Below are records; print only the lines from the line containing "Recreate this image" to the end, both included, reproduced exactly and without the pictures.

— Source code of charts —
* * *

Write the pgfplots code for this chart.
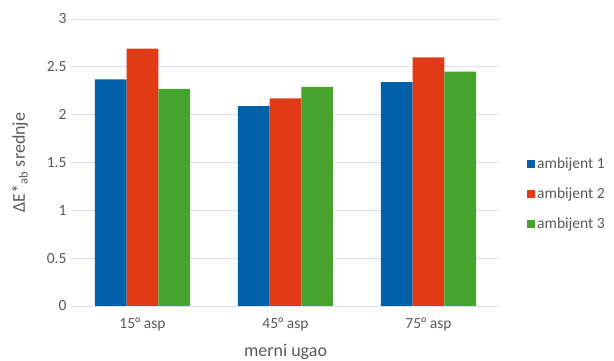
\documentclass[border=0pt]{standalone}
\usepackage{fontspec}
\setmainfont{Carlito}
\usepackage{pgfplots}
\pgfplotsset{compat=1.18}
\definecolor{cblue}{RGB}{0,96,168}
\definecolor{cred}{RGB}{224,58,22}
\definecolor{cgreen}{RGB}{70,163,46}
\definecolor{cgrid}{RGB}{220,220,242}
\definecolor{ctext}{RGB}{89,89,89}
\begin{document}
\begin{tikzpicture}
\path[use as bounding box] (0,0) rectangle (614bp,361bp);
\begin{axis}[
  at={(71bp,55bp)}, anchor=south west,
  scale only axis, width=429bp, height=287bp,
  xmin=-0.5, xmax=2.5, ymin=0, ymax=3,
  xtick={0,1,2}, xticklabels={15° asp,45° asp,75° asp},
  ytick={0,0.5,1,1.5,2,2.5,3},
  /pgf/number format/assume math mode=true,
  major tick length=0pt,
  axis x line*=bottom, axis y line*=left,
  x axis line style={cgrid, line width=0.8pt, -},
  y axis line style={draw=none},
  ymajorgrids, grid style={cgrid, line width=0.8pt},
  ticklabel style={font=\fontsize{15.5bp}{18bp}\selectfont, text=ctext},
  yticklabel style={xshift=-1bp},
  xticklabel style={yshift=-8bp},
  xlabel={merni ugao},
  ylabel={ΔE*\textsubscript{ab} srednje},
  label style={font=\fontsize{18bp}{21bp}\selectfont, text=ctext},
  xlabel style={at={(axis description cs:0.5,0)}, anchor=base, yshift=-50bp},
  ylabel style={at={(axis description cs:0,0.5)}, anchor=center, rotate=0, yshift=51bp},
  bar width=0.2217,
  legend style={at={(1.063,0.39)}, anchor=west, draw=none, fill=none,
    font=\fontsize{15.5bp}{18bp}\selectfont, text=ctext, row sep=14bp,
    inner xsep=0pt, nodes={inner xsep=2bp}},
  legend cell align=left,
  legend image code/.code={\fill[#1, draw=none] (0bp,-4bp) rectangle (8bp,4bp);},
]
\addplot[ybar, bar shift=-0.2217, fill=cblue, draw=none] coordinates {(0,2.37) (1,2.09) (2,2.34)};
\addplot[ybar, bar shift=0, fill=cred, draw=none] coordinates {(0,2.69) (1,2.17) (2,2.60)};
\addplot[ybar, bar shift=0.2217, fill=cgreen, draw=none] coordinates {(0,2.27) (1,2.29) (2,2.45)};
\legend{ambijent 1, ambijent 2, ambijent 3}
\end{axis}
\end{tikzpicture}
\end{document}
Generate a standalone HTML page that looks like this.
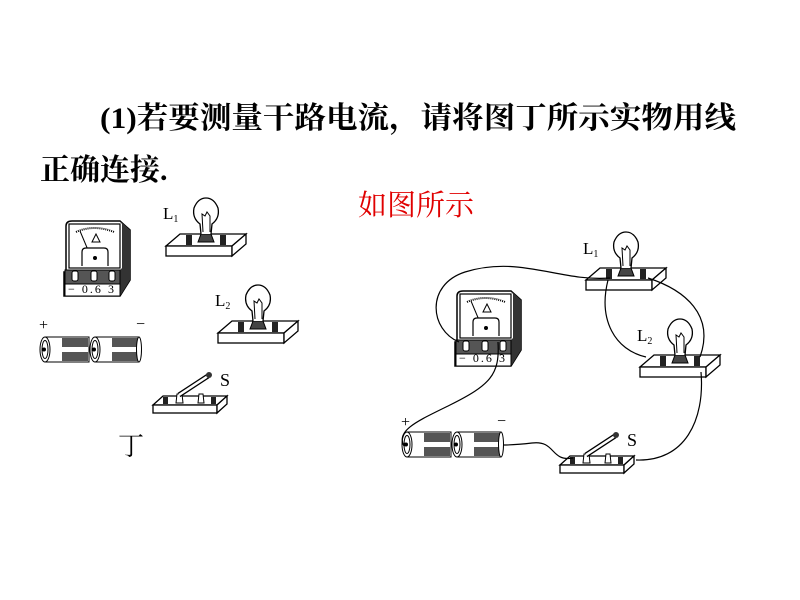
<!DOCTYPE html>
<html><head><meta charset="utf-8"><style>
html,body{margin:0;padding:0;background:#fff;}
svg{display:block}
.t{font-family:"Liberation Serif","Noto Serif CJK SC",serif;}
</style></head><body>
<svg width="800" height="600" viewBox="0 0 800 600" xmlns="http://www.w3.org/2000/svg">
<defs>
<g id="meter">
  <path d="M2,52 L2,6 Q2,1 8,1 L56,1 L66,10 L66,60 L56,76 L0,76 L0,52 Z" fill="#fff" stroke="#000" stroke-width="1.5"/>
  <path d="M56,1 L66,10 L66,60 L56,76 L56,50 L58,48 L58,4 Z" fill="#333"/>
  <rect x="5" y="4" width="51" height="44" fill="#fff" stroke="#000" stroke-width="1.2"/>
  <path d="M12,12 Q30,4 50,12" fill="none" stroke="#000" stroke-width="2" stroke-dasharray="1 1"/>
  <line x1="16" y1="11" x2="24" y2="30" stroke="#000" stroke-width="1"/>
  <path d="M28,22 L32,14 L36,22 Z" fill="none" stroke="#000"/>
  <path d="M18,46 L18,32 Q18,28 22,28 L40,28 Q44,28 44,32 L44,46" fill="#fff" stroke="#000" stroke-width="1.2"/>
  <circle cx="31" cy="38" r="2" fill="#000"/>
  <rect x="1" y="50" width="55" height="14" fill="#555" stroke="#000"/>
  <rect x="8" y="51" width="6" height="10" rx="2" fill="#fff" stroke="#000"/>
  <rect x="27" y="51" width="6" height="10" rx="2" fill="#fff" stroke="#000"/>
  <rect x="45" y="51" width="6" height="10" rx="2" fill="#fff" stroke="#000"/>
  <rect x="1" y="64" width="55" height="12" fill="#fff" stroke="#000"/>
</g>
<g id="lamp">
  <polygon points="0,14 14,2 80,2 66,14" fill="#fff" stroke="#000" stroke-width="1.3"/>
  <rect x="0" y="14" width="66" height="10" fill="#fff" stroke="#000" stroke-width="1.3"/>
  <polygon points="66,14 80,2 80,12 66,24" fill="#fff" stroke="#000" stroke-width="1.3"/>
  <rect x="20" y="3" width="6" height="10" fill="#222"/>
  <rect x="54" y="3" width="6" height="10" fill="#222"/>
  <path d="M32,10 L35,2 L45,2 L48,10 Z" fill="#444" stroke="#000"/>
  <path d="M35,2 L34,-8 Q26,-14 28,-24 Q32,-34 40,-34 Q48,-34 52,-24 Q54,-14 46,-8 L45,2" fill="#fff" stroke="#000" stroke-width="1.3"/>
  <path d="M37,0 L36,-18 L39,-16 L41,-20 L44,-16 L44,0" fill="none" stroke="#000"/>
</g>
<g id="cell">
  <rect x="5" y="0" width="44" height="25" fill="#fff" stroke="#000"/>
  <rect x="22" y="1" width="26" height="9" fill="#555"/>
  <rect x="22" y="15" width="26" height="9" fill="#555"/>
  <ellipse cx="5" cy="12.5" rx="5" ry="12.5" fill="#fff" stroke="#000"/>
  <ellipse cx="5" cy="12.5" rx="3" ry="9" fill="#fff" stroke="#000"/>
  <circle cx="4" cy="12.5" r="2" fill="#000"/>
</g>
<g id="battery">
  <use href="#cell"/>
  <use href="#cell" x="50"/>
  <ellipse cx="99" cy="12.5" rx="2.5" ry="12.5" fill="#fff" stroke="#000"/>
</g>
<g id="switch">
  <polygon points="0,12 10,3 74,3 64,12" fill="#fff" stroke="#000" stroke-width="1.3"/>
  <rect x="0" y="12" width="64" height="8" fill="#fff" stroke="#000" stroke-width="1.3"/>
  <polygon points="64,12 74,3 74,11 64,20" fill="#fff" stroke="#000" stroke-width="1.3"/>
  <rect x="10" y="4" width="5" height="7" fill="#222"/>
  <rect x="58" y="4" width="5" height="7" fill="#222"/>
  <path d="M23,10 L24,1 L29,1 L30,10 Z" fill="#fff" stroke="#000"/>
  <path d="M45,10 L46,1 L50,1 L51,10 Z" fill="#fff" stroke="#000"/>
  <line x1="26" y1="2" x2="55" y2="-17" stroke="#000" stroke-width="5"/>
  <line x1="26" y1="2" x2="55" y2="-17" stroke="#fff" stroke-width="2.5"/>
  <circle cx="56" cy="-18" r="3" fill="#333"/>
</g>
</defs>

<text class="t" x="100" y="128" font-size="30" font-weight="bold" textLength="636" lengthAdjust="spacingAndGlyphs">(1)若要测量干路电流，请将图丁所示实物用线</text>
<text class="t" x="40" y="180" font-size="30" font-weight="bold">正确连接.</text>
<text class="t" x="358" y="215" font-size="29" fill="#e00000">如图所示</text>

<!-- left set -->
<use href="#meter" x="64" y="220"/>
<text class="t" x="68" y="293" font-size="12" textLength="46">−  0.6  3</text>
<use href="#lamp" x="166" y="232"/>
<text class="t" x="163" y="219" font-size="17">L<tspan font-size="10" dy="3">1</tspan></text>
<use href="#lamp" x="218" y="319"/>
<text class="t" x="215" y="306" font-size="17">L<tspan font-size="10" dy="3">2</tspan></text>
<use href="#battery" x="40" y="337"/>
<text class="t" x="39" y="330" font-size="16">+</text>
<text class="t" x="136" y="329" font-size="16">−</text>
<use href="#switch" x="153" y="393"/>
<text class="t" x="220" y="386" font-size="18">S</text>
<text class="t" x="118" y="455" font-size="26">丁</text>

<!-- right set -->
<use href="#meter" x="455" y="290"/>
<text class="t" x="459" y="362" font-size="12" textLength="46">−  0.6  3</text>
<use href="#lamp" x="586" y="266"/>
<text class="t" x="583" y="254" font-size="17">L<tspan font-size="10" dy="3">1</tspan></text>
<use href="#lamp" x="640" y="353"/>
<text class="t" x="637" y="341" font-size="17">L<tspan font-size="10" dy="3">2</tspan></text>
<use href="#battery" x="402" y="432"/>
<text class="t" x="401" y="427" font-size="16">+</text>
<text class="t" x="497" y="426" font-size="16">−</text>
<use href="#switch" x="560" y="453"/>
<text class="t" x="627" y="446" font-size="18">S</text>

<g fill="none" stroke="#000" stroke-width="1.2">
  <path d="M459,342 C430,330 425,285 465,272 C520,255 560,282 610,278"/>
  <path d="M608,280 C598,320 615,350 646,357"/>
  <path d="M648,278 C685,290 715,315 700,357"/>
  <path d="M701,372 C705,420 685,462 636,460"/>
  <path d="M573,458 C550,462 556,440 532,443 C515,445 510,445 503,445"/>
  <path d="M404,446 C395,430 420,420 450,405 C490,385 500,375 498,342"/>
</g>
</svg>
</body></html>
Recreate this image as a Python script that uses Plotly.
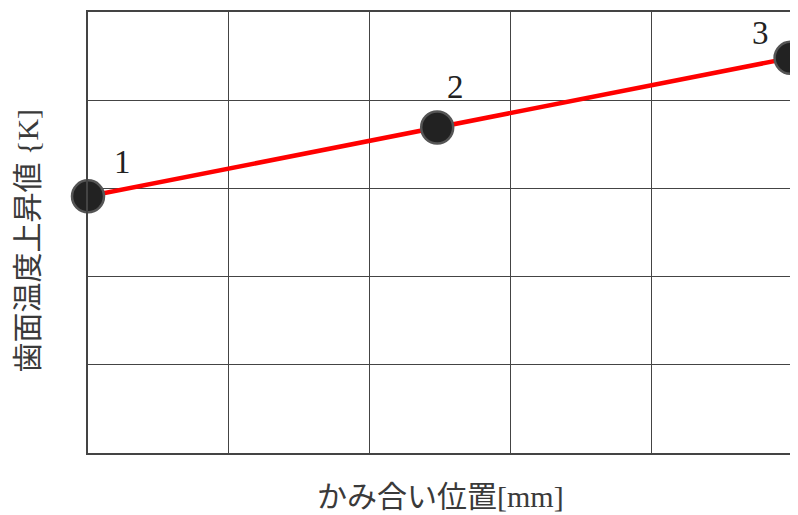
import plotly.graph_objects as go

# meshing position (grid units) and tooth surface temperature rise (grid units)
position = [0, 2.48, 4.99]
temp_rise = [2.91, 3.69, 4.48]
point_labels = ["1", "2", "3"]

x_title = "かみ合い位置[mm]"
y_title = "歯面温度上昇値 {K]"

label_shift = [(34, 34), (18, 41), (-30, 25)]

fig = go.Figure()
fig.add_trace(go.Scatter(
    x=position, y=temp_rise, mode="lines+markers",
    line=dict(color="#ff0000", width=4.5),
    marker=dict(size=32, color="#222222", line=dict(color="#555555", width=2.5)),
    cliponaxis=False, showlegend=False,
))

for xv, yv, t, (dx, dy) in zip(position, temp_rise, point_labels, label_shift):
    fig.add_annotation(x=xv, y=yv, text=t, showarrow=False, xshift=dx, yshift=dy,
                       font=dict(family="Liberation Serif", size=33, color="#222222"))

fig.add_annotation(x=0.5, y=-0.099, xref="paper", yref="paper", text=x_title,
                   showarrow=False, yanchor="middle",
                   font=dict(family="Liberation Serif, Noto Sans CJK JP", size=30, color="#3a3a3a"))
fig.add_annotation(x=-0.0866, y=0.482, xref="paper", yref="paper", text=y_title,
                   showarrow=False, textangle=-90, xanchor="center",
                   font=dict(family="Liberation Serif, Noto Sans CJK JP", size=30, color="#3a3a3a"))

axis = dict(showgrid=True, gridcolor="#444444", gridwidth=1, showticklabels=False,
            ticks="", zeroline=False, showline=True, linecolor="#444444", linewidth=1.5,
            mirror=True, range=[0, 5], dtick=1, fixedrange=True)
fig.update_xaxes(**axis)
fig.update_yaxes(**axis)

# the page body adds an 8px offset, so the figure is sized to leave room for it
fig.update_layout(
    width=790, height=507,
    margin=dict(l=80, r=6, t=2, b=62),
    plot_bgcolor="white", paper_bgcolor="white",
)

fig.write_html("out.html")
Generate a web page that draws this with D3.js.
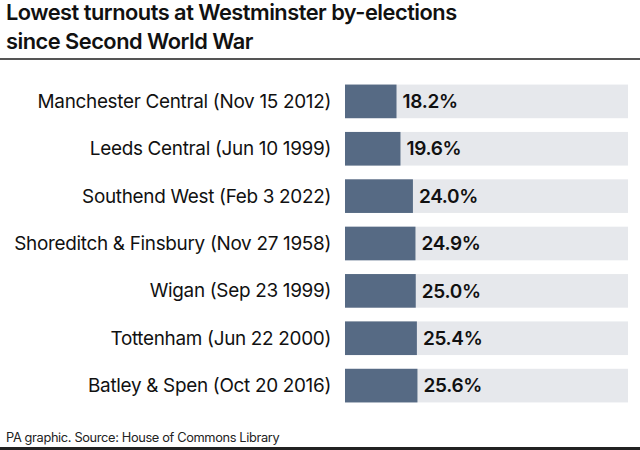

* * *

— EXERCISE RESPONSE —
Recreate this image as a Python script that uses Plotly.
import plotly.graph_objects as go

# meshing position (grid units) and tooth surface temperature rise (grid units)
position = [0, 2.48, 4.99]
temp_rise = [2.91, 3.69, 4.48]
point_labels = ["1", "2", "3"]

x_title = "かみ合い位置[mm]"
y_title = "歯面温度上昇値 {K]"

label_shift = [(34, 34), (18, 41), (-30, 25)]

fig = go.Figure()
fig.add_trace(go.Scatter(
    x=position, y=temp_rise, mode="lines+markers",
    line=dict(color="#ff0000", width=4.5),
    marker=dict(size=32, color="#222222", line=dict(color="#555555", width=2.5)),
    cliponaxis=False, showlegend=False,
))

for xv, yv, t, (dx, dy) in zip(position, temp_rise, point_labels, label_shift):
    fig.add_annotation(x=xv, y=yv, text=t, showarrow=False, xshift=dx, yshift=dy,
                       font=dict(family="Liberation Serif", size=33, color="#222222"))

fig.add_annotation(x=0.5, y=-0.099, xref="paper", yref="paper", text=x_title,
                   showarrow=False, yanchor="middle",
                   font=dict(family="Liberation Serif, Noto Sans CJK JP", size=30, color="#3a3a3a"))
fig.add_annotation(x=-0.0866, y=0.482, xref="paper", yref="paper", text=y_title,
                   showarrow=False, textangle=-90, xanchor="center",
                   font=dict(family="Liberation Serif, Noto Sans CJK JP", size=30, color="#3a3a3a"))

axis = dict(showgrid=True, gridcolor="#444444", gridwidth=1, showticklabels=False,
            ticks="", zeroline=False, showline=True, linecolor="#444444", linewidth=1.5,
            mirror=True, range=[0, 5], dtick=1, fixedrange=True)
fig.update_xaxes(**axis)
fig.update_yaxes(**axis)

# the page body adds an 8px offset, so the figure is sized to leave room for it
fig.update_layout(
    width=790, height=507,
    margin=dict(l=80, r=6, t=2, b=62),
    plot_bgcolor="white", paper_bgcolor="white",
)

fig.write_html("out.html")
Generate a web page that draws this with D3.js.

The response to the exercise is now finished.